▶ [EXERCISE AIM]:
Leave the pictures out and retype the lines from the beginning through the line with "import plotly.graph_objects as go", both ends included.

====== WORKING DATA

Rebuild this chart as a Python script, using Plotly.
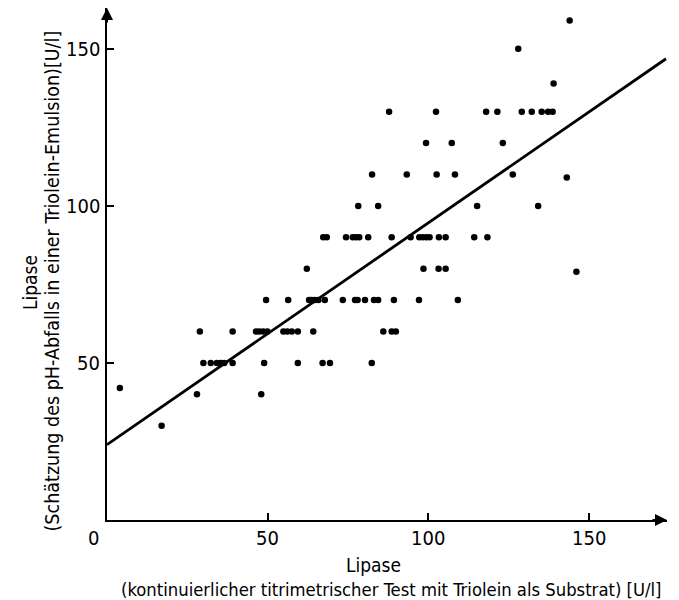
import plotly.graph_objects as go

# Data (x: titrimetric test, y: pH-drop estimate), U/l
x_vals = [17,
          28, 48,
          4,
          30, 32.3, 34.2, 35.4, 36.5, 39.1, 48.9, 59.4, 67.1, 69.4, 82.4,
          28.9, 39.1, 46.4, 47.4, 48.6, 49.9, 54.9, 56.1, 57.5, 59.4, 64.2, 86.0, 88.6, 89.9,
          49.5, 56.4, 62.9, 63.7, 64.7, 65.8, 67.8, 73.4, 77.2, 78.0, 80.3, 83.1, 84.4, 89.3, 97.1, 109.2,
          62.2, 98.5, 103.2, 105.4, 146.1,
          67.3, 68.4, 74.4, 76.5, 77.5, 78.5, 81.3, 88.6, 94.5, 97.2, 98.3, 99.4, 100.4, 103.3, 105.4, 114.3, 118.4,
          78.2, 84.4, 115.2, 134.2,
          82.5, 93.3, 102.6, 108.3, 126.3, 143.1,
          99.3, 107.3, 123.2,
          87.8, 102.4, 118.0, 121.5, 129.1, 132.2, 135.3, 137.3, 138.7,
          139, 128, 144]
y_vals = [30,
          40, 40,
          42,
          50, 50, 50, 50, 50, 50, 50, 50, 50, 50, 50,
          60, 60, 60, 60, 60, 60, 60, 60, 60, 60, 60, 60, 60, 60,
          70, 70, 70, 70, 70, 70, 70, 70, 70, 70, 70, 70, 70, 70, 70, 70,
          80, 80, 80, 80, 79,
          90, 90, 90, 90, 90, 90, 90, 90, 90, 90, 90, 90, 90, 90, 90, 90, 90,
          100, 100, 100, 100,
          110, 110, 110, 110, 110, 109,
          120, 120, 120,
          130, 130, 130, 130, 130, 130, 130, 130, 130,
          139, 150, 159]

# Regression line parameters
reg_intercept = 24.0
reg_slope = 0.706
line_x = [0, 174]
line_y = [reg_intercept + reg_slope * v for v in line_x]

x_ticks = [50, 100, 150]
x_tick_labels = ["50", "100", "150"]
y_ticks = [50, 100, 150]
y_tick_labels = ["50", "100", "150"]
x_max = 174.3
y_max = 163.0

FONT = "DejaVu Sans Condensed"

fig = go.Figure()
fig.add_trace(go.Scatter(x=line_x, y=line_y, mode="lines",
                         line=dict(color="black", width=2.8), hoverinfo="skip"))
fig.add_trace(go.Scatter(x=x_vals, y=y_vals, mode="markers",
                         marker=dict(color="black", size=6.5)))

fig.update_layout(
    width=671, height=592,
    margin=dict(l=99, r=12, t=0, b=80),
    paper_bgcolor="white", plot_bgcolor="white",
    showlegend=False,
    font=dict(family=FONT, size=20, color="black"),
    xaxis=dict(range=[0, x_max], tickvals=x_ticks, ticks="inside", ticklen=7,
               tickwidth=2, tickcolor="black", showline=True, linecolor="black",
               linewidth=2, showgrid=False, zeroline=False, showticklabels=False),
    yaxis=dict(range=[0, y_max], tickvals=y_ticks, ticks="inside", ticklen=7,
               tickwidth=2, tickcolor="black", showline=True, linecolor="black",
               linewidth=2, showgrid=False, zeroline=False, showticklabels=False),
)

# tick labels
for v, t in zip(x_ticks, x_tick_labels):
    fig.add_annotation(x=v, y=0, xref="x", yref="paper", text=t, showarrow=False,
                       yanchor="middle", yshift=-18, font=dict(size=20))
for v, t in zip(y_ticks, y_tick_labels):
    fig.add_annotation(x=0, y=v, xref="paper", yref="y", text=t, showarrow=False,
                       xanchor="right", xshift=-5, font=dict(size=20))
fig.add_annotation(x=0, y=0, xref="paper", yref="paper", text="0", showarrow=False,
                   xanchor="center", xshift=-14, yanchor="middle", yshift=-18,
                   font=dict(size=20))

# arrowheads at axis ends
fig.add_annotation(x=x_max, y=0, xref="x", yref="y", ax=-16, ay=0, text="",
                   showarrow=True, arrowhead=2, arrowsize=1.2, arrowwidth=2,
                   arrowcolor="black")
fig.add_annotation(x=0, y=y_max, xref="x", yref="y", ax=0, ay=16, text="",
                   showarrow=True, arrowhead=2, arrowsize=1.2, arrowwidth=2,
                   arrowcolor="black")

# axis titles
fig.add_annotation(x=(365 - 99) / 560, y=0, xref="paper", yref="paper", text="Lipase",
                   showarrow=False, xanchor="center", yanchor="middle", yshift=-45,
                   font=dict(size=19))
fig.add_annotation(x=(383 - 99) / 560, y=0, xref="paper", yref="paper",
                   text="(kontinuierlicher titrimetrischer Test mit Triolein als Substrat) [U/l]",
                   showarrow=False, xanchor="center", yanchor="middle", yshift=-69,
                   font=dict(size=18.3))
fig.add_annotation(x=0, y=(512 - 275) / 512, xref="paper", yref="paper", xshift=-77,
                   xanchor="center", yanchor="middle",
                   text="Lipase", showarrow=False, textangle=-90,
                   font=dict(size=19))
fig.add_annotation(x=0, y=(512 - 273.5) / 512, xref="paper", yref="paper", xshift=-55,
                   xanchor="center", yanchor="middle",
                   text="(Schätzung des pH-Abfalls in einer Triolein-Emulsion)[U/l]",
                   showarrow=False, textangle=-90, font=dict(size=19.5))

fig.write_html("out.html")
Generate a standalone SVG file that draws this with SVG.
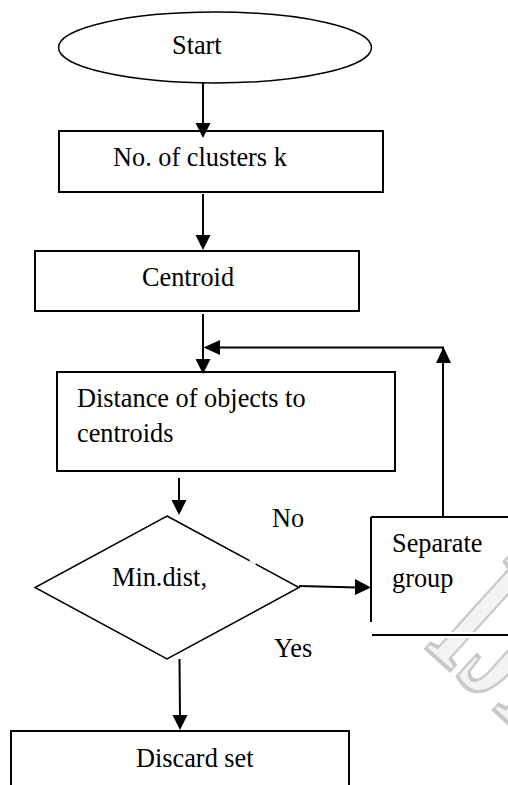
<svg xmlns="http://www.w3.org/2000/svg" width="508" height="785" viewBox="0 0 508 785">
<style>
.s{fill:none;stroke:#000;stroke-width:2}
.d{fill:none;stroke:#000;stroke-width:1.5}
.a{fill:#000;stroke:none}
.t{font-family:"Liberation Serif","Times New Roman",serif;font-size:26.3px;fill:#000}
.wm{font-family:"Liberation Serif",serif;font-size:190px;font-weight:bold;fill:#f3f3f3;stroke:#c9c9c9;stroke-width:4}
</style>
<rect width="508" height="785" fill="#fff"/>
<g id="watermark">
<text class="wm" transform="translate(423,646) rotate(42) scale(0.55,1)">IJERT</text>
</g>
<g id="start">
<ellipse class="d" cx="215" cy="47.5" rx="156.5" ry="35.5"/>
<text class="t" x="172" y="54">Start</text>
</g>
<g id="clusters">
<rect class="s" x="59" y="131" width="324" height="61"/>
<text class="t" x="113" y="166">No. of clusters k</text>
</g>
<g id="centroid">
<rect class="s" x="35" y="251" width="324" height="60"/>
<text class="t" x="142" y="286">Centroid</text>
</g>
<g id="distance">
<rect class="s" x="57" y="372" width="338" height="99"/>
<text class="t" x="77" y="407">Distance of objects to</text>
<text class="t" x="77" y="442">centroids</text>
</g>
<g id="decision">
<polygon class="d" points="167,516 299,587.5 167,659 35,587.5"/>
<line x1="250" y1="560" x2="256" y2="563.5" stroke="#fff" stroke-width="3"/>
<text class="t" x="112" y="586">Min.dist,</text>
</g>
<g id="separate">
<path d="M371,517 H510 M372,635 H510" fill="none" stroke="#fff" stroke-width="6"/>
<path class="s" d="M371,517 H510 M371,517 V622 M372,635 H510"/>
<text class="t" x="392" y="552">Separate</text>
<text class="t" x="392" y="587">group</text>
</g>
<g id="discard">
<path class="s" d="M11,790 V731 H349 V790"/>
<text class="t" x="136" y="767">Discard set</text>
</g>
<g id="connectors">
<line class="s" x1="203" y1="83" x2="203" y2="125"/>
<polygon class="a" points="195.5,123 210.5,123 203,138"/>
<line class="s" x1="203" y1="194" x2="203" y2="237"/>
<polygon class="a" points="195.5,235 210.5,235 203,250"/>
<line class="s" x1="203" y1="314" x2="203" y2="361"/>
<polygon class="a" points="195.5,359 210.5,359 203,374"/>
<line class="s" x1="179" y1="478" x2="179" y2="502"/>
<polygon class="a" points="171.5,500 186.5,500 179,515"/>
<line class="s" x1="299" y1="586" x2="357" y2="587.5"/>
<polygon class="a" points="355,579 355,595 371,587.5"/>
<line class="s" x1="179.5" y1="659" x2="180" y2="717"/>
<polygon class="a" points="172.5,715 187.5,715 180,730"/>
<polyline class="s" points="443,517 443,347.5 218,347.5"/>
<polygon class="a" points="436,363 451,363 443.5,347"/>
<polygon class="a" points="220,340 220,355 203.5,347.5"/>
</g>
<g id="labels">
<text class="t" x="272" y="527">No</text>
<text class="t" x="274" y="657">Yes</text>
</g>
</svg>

============

▶ [FINISHED TASK]:
Rebuild this chart as a Python script, using Plotly.
import plotly.graph_objects as go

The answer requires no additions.